PROBLEM DETAILS
Select every line containing the word "this" from the material, and copy those lines.

>> START SUPPLIED DATA

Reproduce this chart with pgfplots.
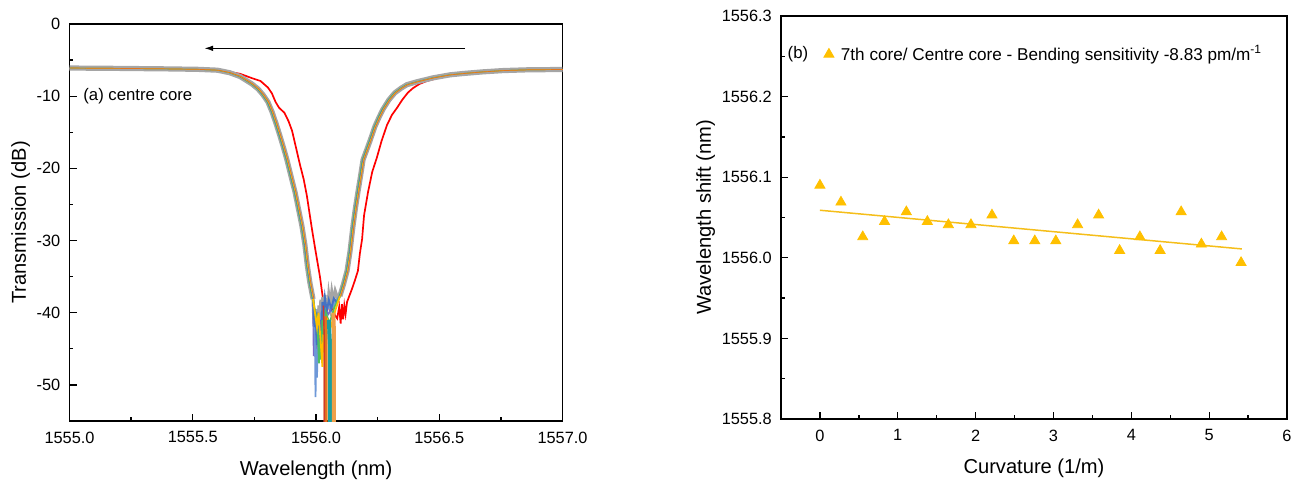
\documentclass[border=0pt]{standalone}
\usepackage{fontspec}
\setmainfont{Liberation Sans}
\usepackage{pgfplots}
\usepackage{pgfplotstable}
\pgfplotsset{compat=1.18}
\usetikzlibrary{arrows.meta}

\definecolor{cGray}{HTML}{A5A5A5}
\definecolor{cRed}{HTML}{FF0000}
\definecolor{cBlue}{HTML}{4472C4}
\definecolor{cLBlue}{HTML}{6E98D8}
\definecolor{cPurple}{HTML}{7A6BC6}
\definecolor{cGreen}{HTML}{4DBF5E}
\definecolor{cYellow}{HTML}{FFC000}
\definecolor{cOrange}{HTML}{E2761C}
\definecolor{cTeal}{HTML}{1A9E9E}
\definecolor{cLOrange}{HTML}{EFA04A}
\definecolor{cDRed}{HTML}{D03A2A}
\definecolor{cMark}{HTML}{FFC000}
\definecolor{cFit}{HTML}{F5BE1A}

\pgfplotsset{markonly legend/.style={legend image code/.code={\draw[##1] plot coordinates {(0bp,0bp)};}}}
\tikzset{majtick/.style={black, line width=0.65bp}}

% main group of spectra, left and right edge of the dip
\pgfplotstableread{
x y
1555.00 -6.10
1555.20 -6.15
1555.40 -6.22
1555.52 -6.28
1555.60 -6.40
1555.65 -6.75
1555.692 -7.28
1555.74 -8.3
1555.765 -9.0
1555.785 -9.8
1555.805 -10.8
1555.822 -12.2
1555.838 -13.8
1555.852 -15.3
1555.867 -17.0
1555.882 -18.8
1555.898 -21.0
1555.915 -23.3
1555.930 -25.8
1555.943 -28.0
1555.955 -30.6
1555.965 -33.5
1555.975 -35.8
1555.988 -38.1
}\leftedge
\pgfplotstableread{
x y
1556.097 -37.7
1556.112 -36.0
1556.126 -34.2
1556.138 -31.5
1556.150 -28.0
1556.160 -25.5
1556.170 -23.3
1556.181 -21.0
1556.191 -18.8
1556.205 -17.5
1556.219 -16.2
1556.239 -14.2
1556.256 -12.9
1556.272 -11.8
1556.296 -10.5
1556.320 -9.53
1556.345 -8.9
1556.369 -8.4
1556.410 -8.0
1556.475 -7.46
1556.544 -7.04
1556.600 -6.85
1556.677 -6.63
1556.760 -6.45
1556.856 -6.35
1557.00 -6.30
}\rightedge
% straight fibre (red)
\pgfplotstableread{
x y
1555.00 -6.12
1555.20 -6.17
1555.40 -6.22
1555.55 -6.28
1555.62 -6.45
1555.692 -6.9
1555.740 -7.5
1555.775 -7.9
1555.805 -8.8
1555.821 -9.6
1555.836 -10.8
1555.850 -11.6
1555.872 -12.3
1555.889 -13.5
1555.903 -14.8
1555.918 -17.0
1555.935 -19.5
1555.950 -21.5
1555.963 -23.8
1555.975 -26.5
1555.984 -28.5
1555.996 -31.0
1556.006 -33.0
1556.016 -35.0
1556.024 -37.0
1556.030 -38.5
1556.036 -39.1
1556.046 -38.6
1556.056 -39.7
1556.066 -39.2
1556.076 -40.3
1556.086 -40.8
1556.094 -39.2
1556.100 -41.5
1556.105 -38.8
1556.110 -40.9
1556.115 -39.0
1556.120 -40.2
1556.126 -38.5
1556.136 -37.6
1556.146 -36.7
1556.158 -35.5
1556.170 -34.2
1556.178 -31.8
1556.187 -29.8
1556.195 -26.5
1556.211 -23.3
1556.228 -20.5
1556.247 -18.5
1556.266 -16.2
1556.288 -14.0
1556.308 -12.6
1556.329 -11.6
1556.350 -10.5
1556.373 -9.5
1556.393 -8.9
1556.420 -8.3
1556.450 -7.9
1556.515 -7.3
1556.600 -6.95
1556.680 -6.70
1556.870 -6.45
1557.00 -6.30
}\redcurve

\begin{document}
\begin{tikzpicture}
\path[use as bounding box] (0,0) rectangle (646.5bp,-240.5bp);

\pgfplotsset{
  every axis/.append style={
    scale only axis,
    anchor=north west,
    /pgf/number format/assume math mode=true,
    tick pos=left,
    tick align=inside,
    major tick length=3.6bp,
    minor tick length=2bp,
    minor x tick num=1,
    minor y tick num=1,
    tick style={black, line width=0.65bp},
    axis line style={line width=0.65bp},
    tick label style={font=\fontsize{8.2}{9.8}\selectfont},
    label style={font=\fontsize{10.1}{12}\selectfont},
    yticklabel style={xshift=-1.1bp},
    xticklabel style={yshift=-1.8bp},
    xlabel style={yshift=-2bp},
    ylabel style={yshift=-3.5bp},
  },
}

% ---------------- (a) ----------------
\begin{axis}[
  at={(34.75bp,-12bp)},
  width=246.5bp, height=198.5bp,
  xmin=1555, xmax=1557, ymin=-55, ymax=0,
  xtick={1555,1555.5,1556,1556.5,1557},
  ytick={-50,-40,-30,-20,-10,0},
  xticklabel style={/pgf/number format/.cd, fixed, fixed zerofill, precision=1, 1000 sep={}},
  xlabel={Wavelength (nm)},
  ylabel={Transmission (dB)},
]
\addplot[cRed, line width=0.85bp] table {\redcurve};

% grey band
\addplot[cGray, line width=2.6bp] table {\leftedge};
\addplot[cGray, line width=2.6bp] table {\rightedge};
\addplot[cGray, line width=1.6bp] coordinates {
(1555.988,-38.1) (1555.992,-41.5) (1555.996,-39.5) (1556.000,-43.5) (1556.004,-40.2)
(1556.008,-42.8) (1556.012,-39.0) (1556.016,-41.0) (1556.020,-38.2) (1556.024,-40.5)
(1556.028,-37.8) (1556.032,-39.8) (1556.036,-37.5) (1556.040,-40.0) (1556.044,-38.0)
(1556.048,-39.5) (1556.052,-37.6) (1556.058,-39.0) (1556.064,-37.2) (1556.070,-38.5)
(1556.078,-37.0) (1556.086,-37.8) (1556.097,-37.7)};

% coloured strands inside the band
\addplot[cGreen, line width=0.35bp, xshift=-0.45bp] table {\leftedge};
\addplot[cGreen, line width=0.35bp, xshift=-0.45bp] table {\rightedge};
\addplot[cBlue, line width=0.35bp, xshift=-0.15bp] table {\leftedge};
\addplot[cBlue, line width=0.35bp, xshift=-0.15bp] table {\rightedge};
\addplot[cYellow, line width=0.35bp, xshift=0.15bp] table {\leftedge};
\addplot[cYellow, line width=0.35bp, xshift=0.15bp] table {\rightedge};
\addplot[cOrange, line width=0.35bp, xshift=0.45bp] table {\leftedge};
\addplot[cOrange, line width=0.35bp, xshift=0.45bp] table {\rightedge};

% noisy bottom of the dip
\addplot[cPurple, line width=0.9bp] coordinates {
(1555.988,-38.1) (1555.991,-46.0) (1555.994,-41.5) (1555.997,-45.2) (1556.002,-40.5)
(1556.006,-46.5) (1556.010,-41.0) (1556.018,-42.5) (1556.030,-39.5) (1556.050,-40.2)
(1556.070,-38.8) (1556.097,-37.7)};
\addplot[cLBlue, line width=0.9bp] coordinates {
(1555.988,-38.1) (1555.996,-44.0) (1555.998,-51.7) (1556.001,-45.0) (1556.004,-49.0)
(1556.008,-42.0) (1556.014,-44.5) (1556.020,-40.5) (1556.030,-41.5) (1556.040,-39.0)
(1556.060,-39.5) (1556.080,-38.4) (1556.097,-37.7)};
\addplot[cBlue, line width=0.9bp] coordinates {
(1555.988,-38.1) (1555.994,-42.0) (1555.998,-39.5) (1556.003,-44.5) (1556.007,-40.0)
(1556.012,-45.5) (1556.016,-41.0) (1556.022,-43.0) (1556.026,-38.5) (1556.030,-40.5)
(1556.036,-37.8) (1556.044,-39.8) (1556.052,-38.2) (1556.062,-39.5) (1556.072,-38.0)
(1556.085,-38.6) (1556.097,-37.7)};
\addplot[cGreen, line width=0.9bp] coordinates {
(1555.988,-38.1) (1556.000,-40.5) (1556.008,-43.0) (1556.012,-47.0) (1556.016,-44.0)
(1556.022,-46.5) (1556.026,-41.0) (1556.034,-43.6) (1556.040,-40.0) (1556.055,-41.5)
(1556.075,-39.2) (1556.097,-37.7)};
\addplot[cYellow, line width=0.9bp] coordinates {
(1555.988,-38.1) (1556.004,-42.0) (1556.010,-40.0) (1556.020,-44.5) (1556.026,-47.5)
(1556.030,-43.0) (1556.038,-45.5) (1556.046,-41.0) (1556.060,-42.0) (1556.080,-39.5)
(1556.097,-37.7)};
\addplot[cOrange, line width=2bp] coordinates {(1556.036,-40.5) (1556.039,-43.0) (1556.039,-60)};
\addplot[cTeal, line width=2bp] coordinates {(1556.052,-41.0) (1556.057,-44.5) (1556.057,-60)};
\addplot[cLOrange, line width=2bp] coordinates {(1556.070,-40.0) (1556.073,-42.8) (1556.073,-60)};
\addplot[cDRed, line width=0.7bp] coordinates {(1556.030,-39.0) (1556.034,-44.0) (1556.034,-60)};

% major ticks (inside)
\draw[majtick] (rel axis cs:0.25,0) -- ([yshift=3.6bp]rel axis cs:0.25,0);
\draw[majtick] (rel axis cs:0.5,0) -- ([yshift=3.6bp]rel axis cs:0.5,0);
\draw[majtick] (rel axis cs:0.75,0) -- ([yshift=3.6bp]rel axis cs:0.75,0);
\draw[majtick] (rel axis cs:0,0.0909) -- ([xshift=3.6bp]rel axis cs:0,0.0909);
\draw[majtick] (rel axis cs:0,0.2727) -- ([xshift=3.6bp]rel axis cs:0,0.2727);
\draw[majtick] (rel axis cs:0,0.4545) -- ([xshift=3.6bp]rel axis cs:0,0.4545);
\draw[majtick] (rel axis cs:0,0.6364) -- ([xshift=3.6bp]rel axis cs:0,0.6364);
\draw[majtick] (rel axis cs:0,0.8182) -- ([xshift=3.6bp]rel axis cs:0,0.8182);

\draw[-{Latex[length=4.5bp,width=2.8bp]}, line width=0.7bp]
  (axis cs:1556.605,-3.37) -- (axis cs:1555.546,-3.37);
\node[anchor=west, font=\fontsize{8.4}{10}\selectfont, inner sep=0pt]
  at (rel axis cs:0.0274,0.819) {(a) centre core};
\end{axis}

% ---------------- (b) ----------------
\begin{axis}[
  at={(390.5bp,-8bp)},
  width=253bp, height=201.5bp,
  xmin=-0.5, xmax=6, ymin=1555.8, ymax=1556.3,
  xtick={0,1,2,3,4,5,6},
  ytick={1555.8,1555.9,1556.0,1556.1,1556.2,1556.3},
  yticklabel style={/pgf/number format/.cd, fixed, fixed zerofill, precision=1, 1000 sep={}},
  xlabel={Curvature (1/m)},
  ylabel={Wavelength shift (nm)},
  legend style={at={(0.084,0.905)}, anchor=west, draw=none, fill=none,
    inner sep=0pt, font=\fontsize{8.6}{10}\selectfont, nodes={inner sep=1bp}},
  legend cell align=left,
]
\addplot[cFit, line width=0.75bp, forget plot] coordinates {(0,1556.059) (5.42,1556.011)};
\addplot[only marks, mark=triangle*, mark size=2.9bp, color=cMark, markonly legend]
  coordinates {
  (0,1556.090) (0.27,1556.069) (0.55,1556.026) (0.83,1556.045) (1.11,1556.057)
  (1.38,1556.045) (1.65,1556.041) (1.94,1556.041) (2.21,1556.053) (2.49,1556.021)
  (2.76,1556.021) (3.03,1556.021) (3.31,1556.041) (3.58,1556.053) (3.85,1556.009)
  (4.11,1556.026) (4.37,1556.009) (4.64,1556.057) (4.90,1556.017) (5.16,1556.026)
  (5.41,1555.994)};
\addlegendentry{\hspace{2.5bp}7th core/ Centre core - Bending sensitivity -8.83 pm/m\textsuperscript{-1}}

% major ticks (inside)
\draw[majtick] (rel axis cs:0.0769,0) -- ([yshift=3.6bp]rel axis cs:0.0769,0);
\draw[majtick] (rel axis cs:0.2308,0) -- ([yshift=3.6bp]rel axis cs:0.2308,0);
\draw[majtick] (rel axis cs:0.3846,0) -- ([yshift=3.6bp]rel axis cs:0.3846,0);
\draw[majtick] (rel axis cs:0.5385,0) -- ([yshift=3.6bp]rel axis cs:0.5385,0);
\draw[majtick] (rel axis cs:0.6923,0) -- ([yshift=3.6bp]rel axis cs:0.6923,0);
\draw[majtick] (rel axis cs:0.8462,0) -- ([yshift=3.6bp]rel axis cs:0.8462,0);
\draw[majtick] (rel axis cs:0,0.2) -- ([xshift=3.6bp]rel axis cs:0,0.2);
\draw[majtick] (rel axis cs:0,0.4) -- ([xshift=3.6bp]rel axis cs:0,0.4);
\draw[majtick] (rel axis cs:0,0.6) -- ([xshift=3.6bp]rel axis cs:0,0.6);
\draw[majtick] (rel axis cs:0,0.8) -- ([xshift=3.6bp]rel axis cs:0,0.8);

\node[anchor=west, font=\fontsize{8.4}{10}\selectfont, inner sep=0pt]
  at (rel axis cs:0.0125,0.905) {(b)};
\end{axis}
\end{tikzpicture}
\end{document}
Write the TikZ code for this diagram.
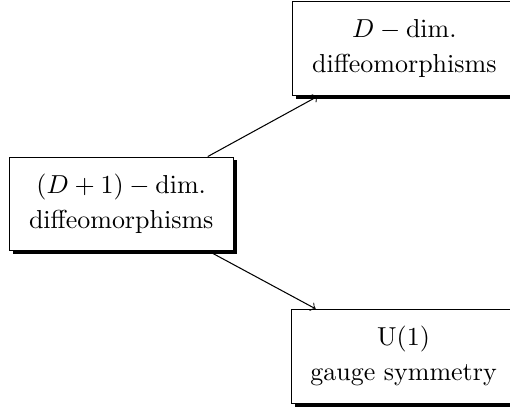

>> END SUPPLIED DATA

FINISHED EXERCISE
Reproduce this chart with pgfplots.
Write the TikZ code for this diagram.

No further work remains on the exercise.